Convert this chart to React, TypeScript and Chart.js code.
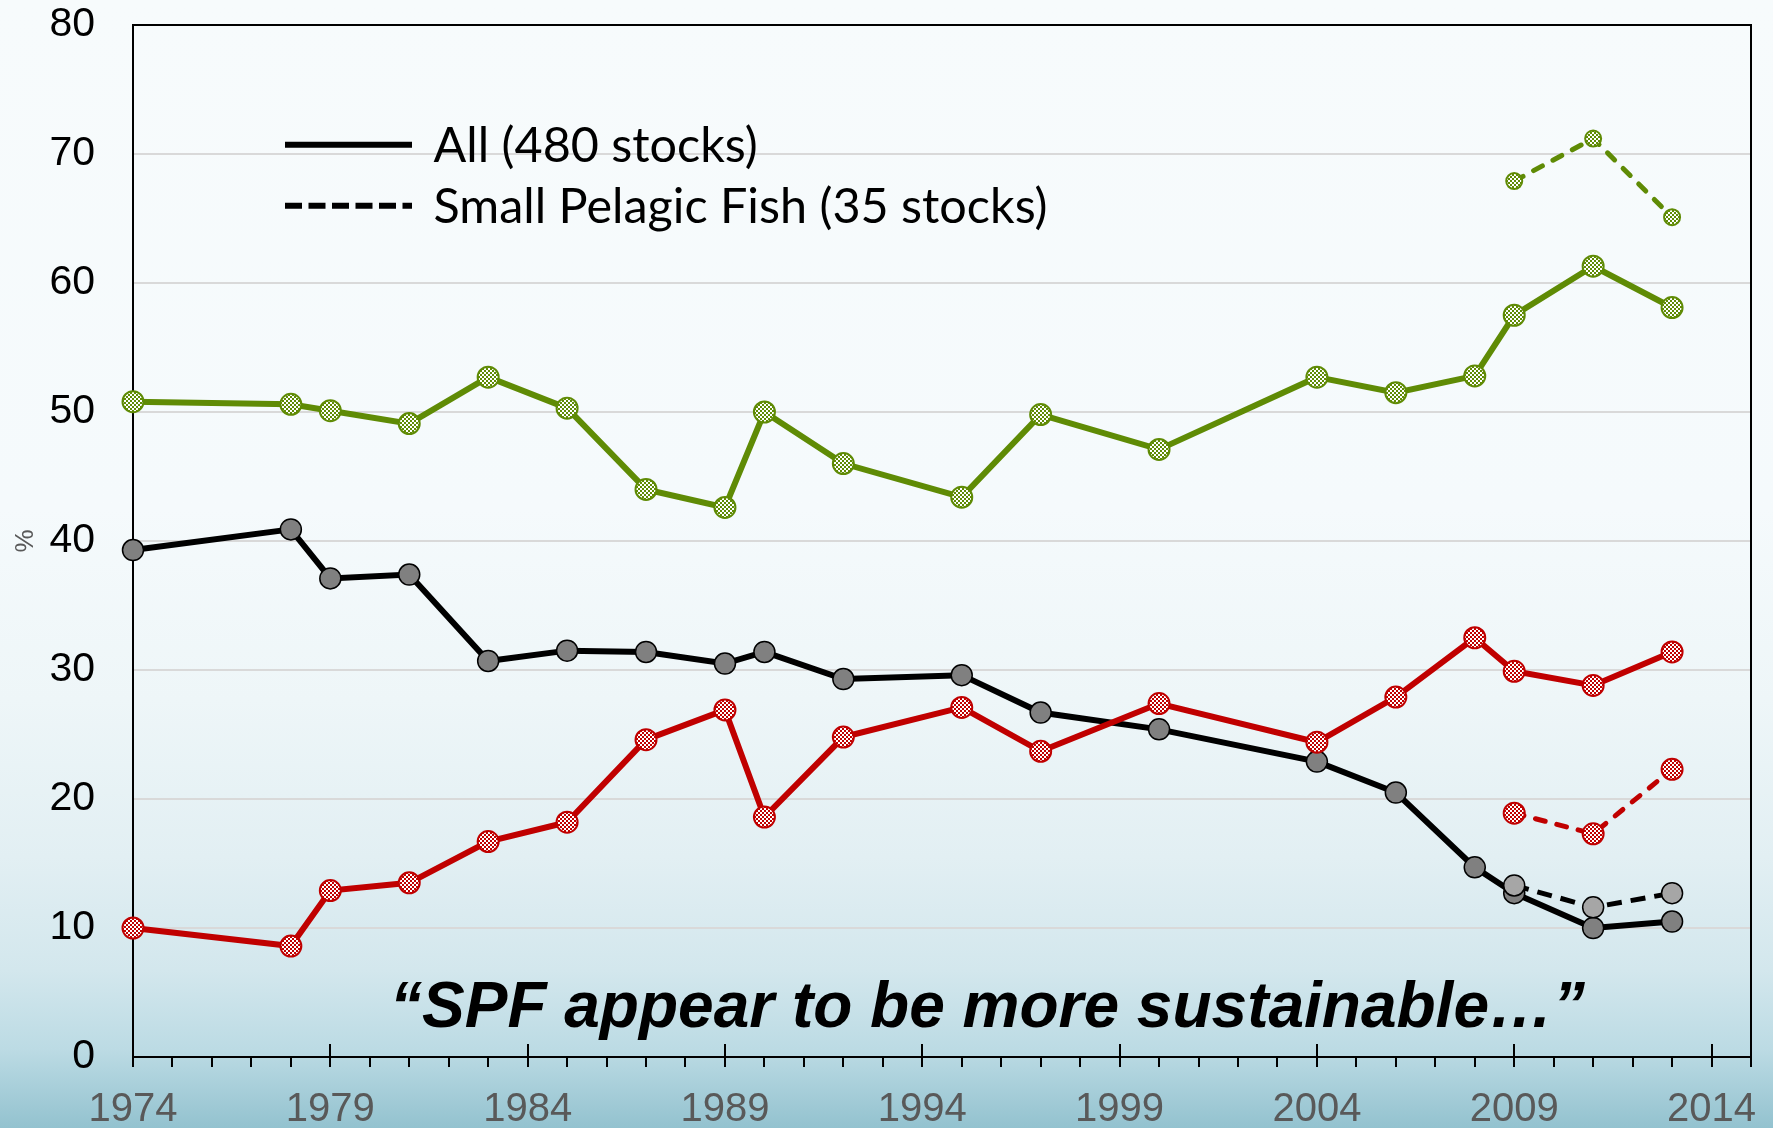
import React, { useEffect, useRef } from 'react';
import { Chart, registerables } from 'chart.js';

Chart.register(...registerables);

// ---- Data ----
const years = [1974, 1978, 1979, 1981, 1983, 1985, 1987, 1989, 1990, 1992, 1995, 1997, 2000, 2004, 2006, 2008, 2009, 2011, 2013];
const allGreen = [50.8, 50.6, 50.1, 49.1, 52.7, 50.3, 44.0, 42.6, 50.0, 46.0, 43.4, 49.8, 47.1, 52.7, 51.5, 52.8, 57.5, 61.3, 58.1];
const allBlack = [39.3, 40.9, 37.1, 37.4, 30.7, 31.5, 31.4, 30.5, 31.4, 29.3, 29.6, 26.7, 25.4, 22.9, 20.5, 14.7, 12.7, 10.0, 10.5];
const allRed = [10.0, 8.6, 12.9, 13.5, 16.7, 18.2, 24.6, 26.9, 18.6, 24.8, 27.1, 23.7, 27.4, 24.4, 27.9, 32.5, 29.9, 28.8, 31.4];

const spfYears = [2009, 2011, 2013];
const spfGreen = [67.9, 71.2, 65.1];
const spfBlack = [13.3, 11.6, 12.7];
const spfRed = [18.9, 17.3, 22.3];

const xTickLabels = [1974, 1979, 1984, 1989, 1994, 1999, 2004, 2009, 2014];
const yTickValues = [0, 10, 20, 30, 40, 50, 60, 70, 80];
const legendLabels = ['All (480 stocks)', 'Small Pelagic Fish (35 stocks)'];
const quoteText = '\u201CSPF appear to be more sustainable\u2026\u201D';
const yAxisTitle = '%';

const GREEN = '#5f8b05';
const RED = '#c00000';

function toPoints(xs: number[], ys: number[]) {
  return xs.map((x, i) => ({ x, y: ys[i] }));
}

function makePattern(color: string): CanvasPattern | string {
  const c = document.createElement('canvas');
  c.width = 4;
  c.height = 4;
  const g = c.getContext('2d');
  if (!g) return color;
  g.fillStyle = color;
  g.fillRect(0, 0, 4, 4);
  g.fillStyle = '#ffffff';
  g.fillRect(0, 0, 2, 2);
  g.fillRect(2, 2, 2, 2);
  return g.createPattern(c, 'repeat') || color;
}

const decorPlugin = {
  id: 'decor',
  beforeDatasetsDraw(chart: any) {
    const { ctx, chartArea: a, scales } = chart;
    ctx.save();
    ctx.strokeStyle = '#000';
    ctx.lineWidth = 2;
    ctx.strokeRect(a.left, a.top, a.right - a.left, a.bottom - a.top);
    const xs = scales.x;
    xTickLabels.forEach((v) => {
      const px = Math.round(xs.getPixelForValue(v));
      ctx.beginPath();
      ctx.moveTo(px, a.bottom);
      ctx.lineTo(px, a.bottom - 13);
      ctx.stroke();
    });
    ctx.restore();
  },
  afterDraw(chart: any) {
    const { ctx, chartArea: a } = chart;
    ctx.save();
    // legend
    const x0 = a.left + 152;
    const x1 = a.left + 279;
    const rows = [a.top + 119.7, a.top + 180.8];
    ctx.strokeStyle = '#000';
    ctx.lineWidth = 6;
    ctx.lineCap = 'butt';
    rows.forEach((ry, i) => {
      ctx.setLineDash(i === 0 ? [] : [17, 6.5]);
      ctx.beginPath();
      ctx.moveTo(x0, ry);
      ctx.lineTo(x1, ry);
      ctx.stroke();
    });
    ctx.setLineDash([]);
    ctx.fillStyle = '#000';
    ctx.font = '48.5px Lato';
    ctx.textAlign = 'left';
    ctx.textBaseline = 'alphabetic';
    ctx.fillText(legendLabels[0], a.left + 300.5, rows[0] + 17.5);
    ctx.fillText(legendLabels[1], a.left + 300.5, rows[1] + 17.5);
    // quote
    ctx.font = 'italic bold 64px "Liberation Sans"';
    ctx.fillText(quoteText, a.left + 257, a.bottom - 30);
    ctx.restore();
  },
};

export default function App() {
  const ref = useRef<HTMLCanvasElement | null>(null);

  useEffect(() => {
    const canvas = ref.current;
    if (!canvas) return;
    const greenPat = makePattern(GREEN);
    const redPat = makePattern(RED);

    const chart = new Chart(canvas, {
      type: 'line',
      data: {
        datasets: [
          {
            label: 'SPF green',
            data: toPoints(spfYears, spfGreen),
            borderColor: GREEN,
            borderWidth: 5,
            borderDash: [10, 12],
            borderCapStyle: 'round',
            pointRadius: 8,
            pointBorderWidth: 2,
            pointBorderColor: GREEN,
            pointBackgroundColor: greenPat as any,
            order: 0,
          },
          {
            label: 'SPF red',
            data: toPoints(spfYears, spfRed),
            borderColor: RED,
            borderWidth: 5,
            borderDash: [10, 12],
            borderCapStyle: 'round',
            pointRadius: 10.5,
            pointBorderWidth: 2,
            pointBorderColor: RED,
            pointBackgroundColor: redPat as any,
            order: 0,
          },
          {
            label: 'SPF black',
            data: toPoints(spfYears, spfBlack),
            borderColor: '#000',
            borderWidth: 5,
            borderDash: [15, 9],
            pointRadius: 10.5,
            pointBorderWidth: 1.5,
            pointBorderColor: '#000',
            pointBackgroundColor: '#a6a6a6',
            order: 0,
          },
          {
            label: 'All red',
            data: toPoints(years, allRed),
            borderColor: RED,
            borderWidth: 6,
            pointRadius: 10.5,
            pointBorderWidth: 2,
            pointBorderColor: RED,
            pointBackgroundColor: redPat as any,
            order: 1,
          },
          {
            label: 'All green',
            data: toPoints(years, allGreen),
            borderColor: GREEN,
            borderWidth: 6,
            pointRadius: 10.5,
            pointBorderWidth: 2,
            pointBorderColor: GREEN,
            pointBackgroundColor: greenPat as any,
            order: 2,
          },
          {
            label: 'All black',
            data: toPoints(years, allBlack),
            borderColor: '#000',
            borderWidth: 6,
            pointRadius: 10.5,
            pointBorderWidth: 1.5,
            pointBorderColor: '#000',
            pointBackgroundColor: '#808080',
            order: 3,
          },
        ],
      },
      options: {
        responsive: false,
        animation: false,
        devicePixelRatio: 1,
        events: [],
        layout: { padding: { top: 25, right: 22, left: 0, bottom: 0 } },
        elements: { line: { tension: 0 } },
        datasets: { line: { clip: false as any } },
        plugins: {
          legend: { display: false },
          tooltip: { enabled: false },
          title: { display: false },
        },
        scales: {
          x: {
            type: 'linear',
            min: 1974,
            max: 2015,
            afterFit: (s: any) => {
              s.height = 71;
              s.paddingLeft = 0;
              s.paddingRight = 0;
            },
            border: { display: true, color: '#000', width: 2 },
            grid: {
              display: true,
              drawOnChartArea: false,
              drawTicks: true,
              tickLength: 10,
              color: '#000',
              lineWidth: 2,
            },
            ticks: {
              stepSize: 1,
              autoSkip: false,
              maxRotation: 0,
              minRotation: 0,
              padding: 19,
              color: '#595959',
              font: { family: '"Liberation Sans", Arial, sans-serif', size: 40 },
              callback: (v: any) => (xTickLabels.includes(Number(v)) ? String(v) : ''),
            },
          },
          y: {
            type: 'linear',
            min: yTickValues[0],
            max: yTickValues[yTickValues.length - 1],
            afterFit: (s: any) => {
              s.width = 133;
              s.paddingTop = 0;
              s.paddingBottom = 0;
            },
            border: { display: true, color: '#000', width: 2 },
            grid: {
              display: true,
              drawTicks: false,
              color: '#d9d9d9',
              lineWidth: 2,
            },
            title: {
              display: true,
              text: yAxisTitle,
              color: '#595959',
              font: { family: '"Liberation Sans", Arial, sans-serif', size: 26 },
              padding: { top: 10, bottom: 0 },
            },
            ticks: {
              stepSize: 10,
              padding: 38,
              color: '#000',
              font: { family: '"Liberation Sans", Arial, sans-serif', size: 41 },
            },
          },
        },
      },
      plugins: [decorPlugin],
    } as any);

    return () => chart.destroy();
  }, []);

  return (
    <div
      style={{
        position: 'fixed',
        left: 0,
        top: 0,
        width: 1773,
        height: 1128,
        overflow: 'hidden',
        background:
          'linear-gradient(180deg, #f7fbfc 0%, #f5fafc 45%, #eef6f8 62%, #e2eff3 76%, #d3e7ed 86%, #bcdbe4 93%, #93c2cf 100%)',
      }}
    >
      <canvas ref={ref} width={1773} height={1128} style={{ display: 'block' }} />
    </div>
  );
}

-----

* [REQUIREMENTS]
Repeat the lines of the listing above verbatim, beginning at its first line and ending at the line containing "Chart.register(...registerables);", which is included. Omit pictures.

* [FINAL RESULT]
Convert this chart to React, TypeScript and Chart.js code.
import React, { useEffect, useRef } from 'react';
import { Chart, registerables } from 'chart.js';

Chart.register(...registerables);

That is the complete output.